# 85 vw cabriolet project



## freakngoat (Feb 13, 2009)

i have owned this car since i was 15 and have had it brake down on me multiple times. The problem i face now has got me stumped. I can turn the motor over but it just doesnt seem to be getting any gas. I cant hear the gas pump engage when i turn the key but i have already replaced it once. Is there and easy solution? what do i need to do ?


----------



## where_2 (Jul 21, 2003)

*Re: 85 vw cabriolet project (freakngoat)*

You need the book "Bosch Fuel Injection & Engine Management" by Probst. (check Amazon.com). It explains in great detail the workings of the fuel injection system of the early watercooled VW's. 
If you have definitively checked and know you have spark, then check to see whether the sensor plate in the air flow meter is able to move relatively freely in the UP position.
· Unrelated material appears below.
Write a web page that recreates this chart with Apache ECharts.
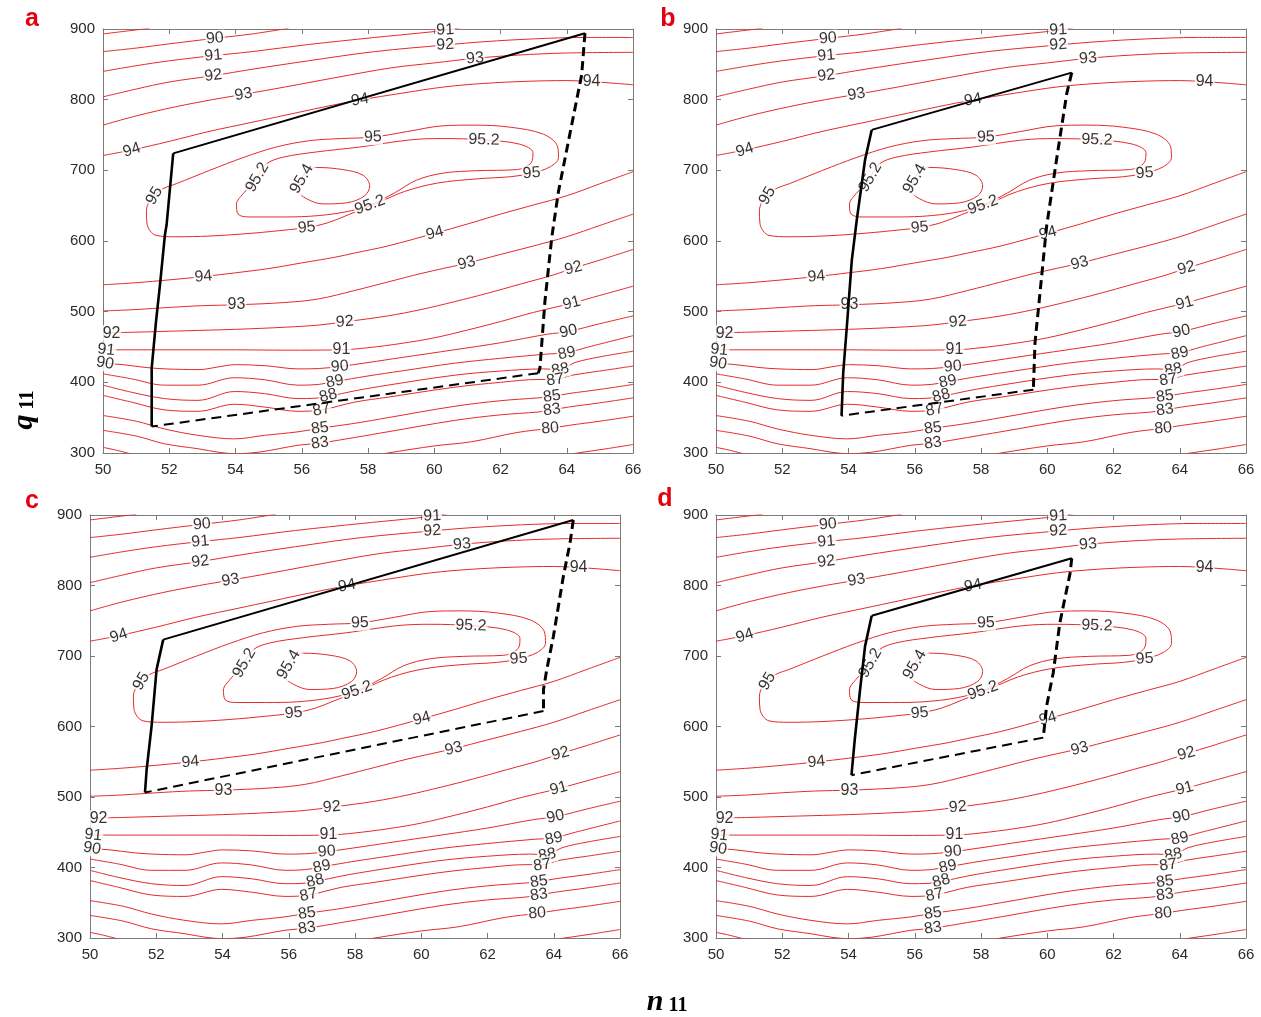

The system works by the force of air being pulled into the engine, lifting the air flow sensor metering plate allowing fuel ot flow to the fuel injectors. As long as the plate is lifted, the fuel is allowed to run out to the individual injectors. The injectors continuously inject fuel if the sensor plate is lifted. After that, it's up to the spark plugs to ignite the fuel. 
As I said, consult the book above, it's a good read!


----------



## Canadian V-Dub (Feb 10, 2009)

Is the relay functioning properly? Is the proper voltage making it to the fuel pump?


----------